Probabilistic Robust Control System Design by Stochastic Optimization

Open Access
Li, Xiang
Graduate Program:
Electrical Engineering
Doctor of Philosophy
Document Type:
Date of Defense:
June 26, 2004
Committee Members:
  • Constantino Manuel Lagoa, Committee Chair
  • Mario Sznaier, Committee Member
  • David Jonathan Miller, Committee Member
  • Tom Michael Cavalier, Committee Member
  • probabilistic algorithms
  • stochastic optimization
  • robust control
This dissertation concentrates on recent results on probabilistic robust controller design. In contrast to approaches taken in classical robustness theory, probabilistic robust controller design allows for a small risk of performance violation. This results, in many cases, in a significant reduction of the computational complexity of the controller design cycle and/or a significant reduction of the controller complexity even for a low level of risk of performance violation.
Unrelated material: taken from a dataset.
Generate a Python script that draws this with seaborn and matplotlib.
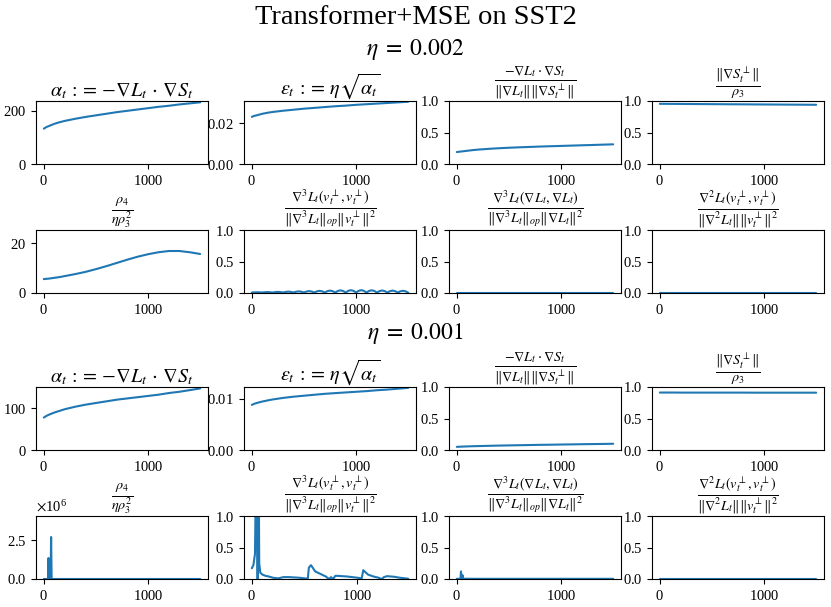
import matplotlib
matplotlib.use("Agg")
import matplotlib.pyplot as plt
import seaborn as sns

# ---- data ----
steps = [0, 25, 50, 100, 150, 200, 300, 400, 500, 600, 700, 800, 900, 1000,
         1100, 1200, 1300, 1400, 1500]
steps_25 = list(range(0, 1525, 25))

# eta = 0.002
alpha_a = [133, 139, 143, 151, 157, 162, 170, 177, 183, 189, 195, 200, 205, 210,
           215, 219, 224, 228, 232]
eps_a = [0.0231, 0.0236, 0.0239, 0.0246, 0.0251, 0.0255, 0.0261, 0.0266, 0.0271,
         0.0275, 0.0279, 0.0283, 0.0286, 0.0290, 0.0293, 0.0296, 0.0299, 0.0302, 0.0305]
cos_a = [0.19, 0.195, 0.20, 0.21, 0.22, 0.228, 0.24, 0.25, 0.258, 0.265, 0.271,
         0.277, 0.282, 0.287, 0.292, 0.297, 0.302, 0.307, 0.312]
norm_a = [0.955, 0.955, 0.955, 0.954, 0.954, 0.953, 0.952, 0.951, 0.950, 0.949,
          0.948, 0.947, 0.946, 0.945, 0.944, 0.943, 0.942, 0.941, 0.940]
rho_a = [5.6, 5.7, 5.8, 6.1, 6.4, 6.8, 7.6, 8.5, 9.6, 10.8, 12.1, 13.4, 14.6,
         15.6, 16.4, 16.9, 16.9, 16.4, 15.7]
d3v_a = [0.008, 0.010, 0.012, 0.010,
         0.008, 0.012, 0.015, 0.012,
         0.008, 0.014, 0.018, 0.014,
         0.008, 0.017, 0.022, 0.017,
         0.008, 0.020, 0.026, 0.020,
         0.008, 0.023, 0.030, 0.023,
         0.008, 0.026, 0.034, 0.026,
         0.008, 0.029, 0.038, 0.029,
         0.008, 0.032, 0.042, 0.032,
         0.008, 0.034, 0.045, 0.034,
         0.008, 0.034, 0.045, 0.034,
         0.008, 0.033, 0.043, 0.033,
         0.008, 0.030, 0.040, 0.030,
         0.008, 0.029, 0.038, 0.029,
         0.008, 0.027, 0.035, 0.027,
         0.005]
d3g_a = [0.002, 0.002, 0.002, 0.002, 0.002, 0.002, 0.002, 0.002, 0.002, 0.002,
         0.002, 0.002, 0.002, 0.002, 0.002, 0.002, 0.002, 0.002, 0.002]
d2v_a = [0.003, 0.003, 0.003, 0.003, 0.003, 0.003, 0.003, 0.003, 0.003, 0.003,
         0.003, 0.003, 0.003, 0.003, 0.003, 0.003, 0.003, 0.003, 0.003]

# eta = 0.001
alpha_b = [78, 82, 85, 90, 94, 98, 104, 109, 113, 117, 121, 124, 127, 130,
           133, 137, 140, 144, 148]
eps_b = [0.00883, 0.00906, 0.00922, 0.00949, 0.00970, 0.00990, 0.01020, 0.01044,
         0.01063, 0.01082, 0.01100, 0.01114, 0.01127, 0.01140, 0.01153, 0.01170,
         0.01183, 0.01200, 0.01217]
cos_b = [0.05, 0.052, 0.054, 0.057, 0.060, 0.062, 0.066, 0.070, 0.073, 0.076,
         0.079, 0.082, 0.084, 0.087, 0.089, 0.092, 0.094, 0.096, 0.099]
norm_b = [0.912, 0.912, 0.912, 0.912, 0.912, 0.911, 0.911, 0.911, 0.911, 0.911,
          0.911, 0.911, 0.910, 0.910, 0.910, 0.910, 0.910, 0.910, 0.910]

rho_b_steps = [0, 20, 40, 45, 50, 65, 70, 75, 100, 200, 300, 400, 500, 600, 700,
               800, 900, 1000, 1100, 1200, 1300, 1400, 1500]
rho_b = [0, 0, 0, 1.35e6, 0, 0, 2.7e6, 0, 0, 0, 0, 0, 0, 0, 0, 0, 0, 0, 0, 0, 0, 0, 0]

d3v_b_steps = [0, 15, 30, 38, 45, 55, 62, 70, 80, 100, 130, 160, 200, 250, 300,
               350, 400, 450, 500, 530, 540, 560, 600, 650, 700, 730, 750, 770,
               790, 810, 900, 1000, 1040, 1055, 1100, 1150, 1200, 1230, 1250,
               1280, 1350, 1400, 1480]
d3v_b = [0.17, 0.22, 0.40, 1.5, 3.0, 0.0, 3.0, 0.25, 0.10, 0.07, 0.05, 0.04,
         0.02, 0.01, 0.03, 0.03, 0.025, 0.02, 0.01, 0.005, 0.18, 0.22, 0.12,
         0.08, 0.04, 0.0, 0.03, 0.0, 0.05, 0.05, 0.04, 0.02, 0.01, 0.14, 0.07,
         0.04, 0.02, 0.0, 0.03, 0.045, 0.035, 0.02, 0.005]

d3g_b_steps = [0, 20, 35, 40, 45, 50, 55, 60, 80, 200, 400, 600, 800, 1000,
               1200, 1400, 1500]
d3g_b = [0.003, 0.003, 0.003, 0.12, 0.01, 0.02, 0.06, 0.005, 0.004, 0.003,
         0.003, 0.003, 0.003, 0.003, 0.003, 0.003, 0.003]
d2v_b = [0.004, 0.004, 0.004, 0.004, 0.004, 0.004, 0.004, 0.004, 0.004, 0.004,
         0.004, 0.004, 0.004, 0.004, 0.004, 0.004, 0.004, 0.004, 0.004]

titles = [
    r'$\alpha_t \,:=\, {-}\nabla L_t \,\cdot\, \nabla S_t$',
    r'$\varepsilon_t \,:=\, \eta\sqrt{\alpha_t}$',
    r'$\frac{-\nabla L_t \cdot \nabla S_t}{\|\nabla L_t\| \|\nabla S_t^\perp\|}$',
    r'$\frac{\|\nabla S_t^\perp\|}{\rho_3}$',
    r'$\frac{\rho_4}{\eta\rho_3^2}$',
    r'$\frac{\nabla^3 L_t(v_t^\perp, v_t^\perp)}{\|\nabla^3 L_t\|_{op} \|v_t^\perp\|^2}$',
    r'$\frac{\nabla^3 L_t(\nabla L_t, \nabla L_t)}{\|\nabla^3 L_t\|_{op} \|\nabla L_t\|^2}$',
    r'$\frac{\nabla^2 L_t(v_t^\perp, v_t^\perp)}{\|\nabla^2 L_t\| \|v_t^\perp\|^2}$',
]

# ---- style ----
sns.set_theme(style="ticks", rc={
    "axes.edgecolor": "black",
    "axes.linewidth": 0.8,
    "text.color": "black",
    "axes.labelcolor": "black",
    "xtick.color": "black",
    "ytick.color": "black",
    "xtick.major.width": 0.8,
    "ytick.major.width": 0.8,
    "xtick.major.size": 3.5,
    "ytick.major.size": 3.5,
    "xtick.labelsize": 10.5,
    "ytick.labelsize": 10.5,
    "axes.formatter.use_mathtext": True,
})
plt.rcParams["font.family"] = ["Liberation Serif", "DejaVu Serif"]
plt.rcParams["mathtext.fontset"] = "stix"

line_color = "#1f77b4"

W, H = 831, 607
col_left = [36, 244, 449, 652]
col_w = 172
row_top = [101, 230, 387, 516]
row_h = 63

fig = plt.figure(figsize=(W / 100, H / 100), dpi=100)

# (row, col, x, y, ylim-mode)
panels = [
    (0, 0, steps, alpha_a, "auto"), (0, 1, steps, eps_a, "auto"),
    (0, 2, steps, cos_a, "unit"), (0, 3, steps, norm_a, "unit"),
    (1, 0, steps, rho_a, "x1.5"), (1, 1, steps_25, d3v_a, "unit"),
    (1, 2, steps, d3g_a, "unit"), (1, 3, steps, d2v_a, "unit"),
    (2, 0, steps, alpha_b, "auto"), (2, 1, steps, eps_b, "auto"),
    (2, 2, steps, cos_b, "unit"), (2, 3, steps, norm_b, "unit"),
    (3, 0, rho_b_steps, rho_b, "x1.5"), (3, 1, d3v_b_steps, d3v_b, "unit"),
    (3, 2, d3g_b_steps, d3g_b, "unit"), (3, 3, steps, d2v_b, "unit"),
]

for r, c, xs, ys, mode in panels:
    ax = fig.add_axes([col_left[c] / W, 1 - (row_top[r] + row_h) / H,
                       col_w / W, row_h / H])
    sns.lineplot(x=xs, y=ys, ax=ax, color=line_color, linewidth=1.5)
    if mode == "unit":
        ax.set_ylim(0, 1)
    elif mode == "x1.5":
        ax.set_ylim(0, 1.5 * max(ys))
    else:
        ax.set_ylim(bottom=0)
    ax.set_title(titles[(r % 2) * 4 + c], fontsize=14.5, pad=2)
    ax.set_xlabel("")
    ax.set_ylabel("")

fig.text(0.5, 1 - 18 / H, "Transformer+MSE on SST2", ha="center", va="center",
         fontsize=20.5)
fig.text(0.5, 1 - 49 / H, r"$\eta \;=\; 0.002$", ha="center", va="center", fontsize=17)
fig.text(0.5, 1 - 334 / H, r"$\eta \;=\; 0.001$", ha="center", va="center", fontsize=17)

fig.savefig("out.png", dpi=100)
plt.close(fig)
In contrast to several of the probabilistic approaches in the control literature, we explore the problems' structure, i.e., convexity, to design more efficient algorithms. For a class of design problems which are convex in controller parameters, we introduce stochastic optimization methods to solve them. For a large class of non-convex problems, we provide a new approach which is shown to converge to the desired robust controller. This is accomplished by choosing an appropriate set of intermediate optimization variables at each iteration. Most of the results provided address the problem of designing robust output feedback controllers, where one directly determines the transfer function of the controller. Preliminary results are also presented on the design of robust static linear state feedback controllers.